Slurm is the open-source resource manager and job scheduler used on the AI Systems. It allocates computing resources, runs, monitors and manages job queues, with optional plugins for advanced scheduling and accounting.

The following pages expand on the two types of jobs you can submit to Slurm.

Interactive jobs are best suited for developing, testing and setting up a suitable container environment for your workloads. To avoid extensive waiting in queue, it is recommended to allocate only a minimal number of GPUs for a "short" time.

Sbatch jobs are best suited for potentially long running and heavy workloads. It's recommended to sufficiently test your work with an interactive job before submitting an sbatch job.

S-Commands

The following are the most frequently used Slurm commands that users rely on for day-to-day work. They cover the essential steps of checking resources, submitting jobs, monitoring progress, and managing running or completed jobs.

sinfo - Show available partitions, nodes, and their status.
squeue - Display currently queued and running jobs.
srun - Submit or launch a job (interactive or batch).
sbatch - Submit a batch job script to the scheduler.
scancel - Cancel a running or pending job.
salloc - Allocate resources for an interactive job session.
sacct - View job accounting and usage information.

For detailed information, please have a look at the slurm cheat. It lists all common commands and their arguments and environment variables. It can be found here: Slurm Cheatsheet

Key Points

The following key points describe important details specific to the Slurm setup on the AI Systems.
Make sure to follow these conventions when submitting or running jobs to ensure your workloads start and run correctly.
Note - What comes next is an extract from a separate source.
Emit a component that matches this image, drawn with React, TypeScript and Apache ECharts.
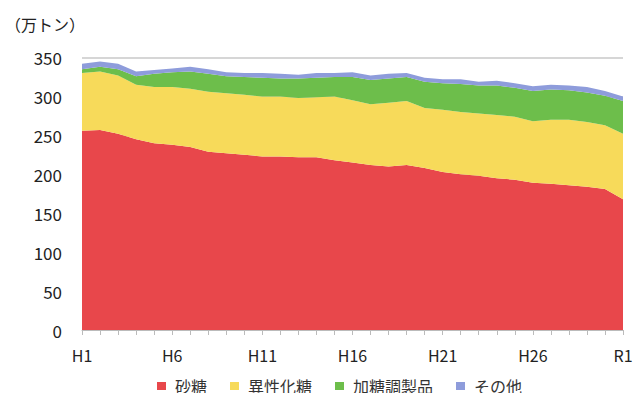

It's necessary to set gres when requesting resources otherwise jobs won't start. This argument determines the number of GPUs requested per node. For example, one can request a single GPU per node by setting: --gres=gpu:1 (more general --gres=gpu:<number_of_GPUs>) and at most 8 GPUs can be requested per job. HGX nodes have 4, DGX nodes have 8 GPUs available.
For individual jobs and allocations, the default time limit is 1 hour, and the maximum time limit is 2 days.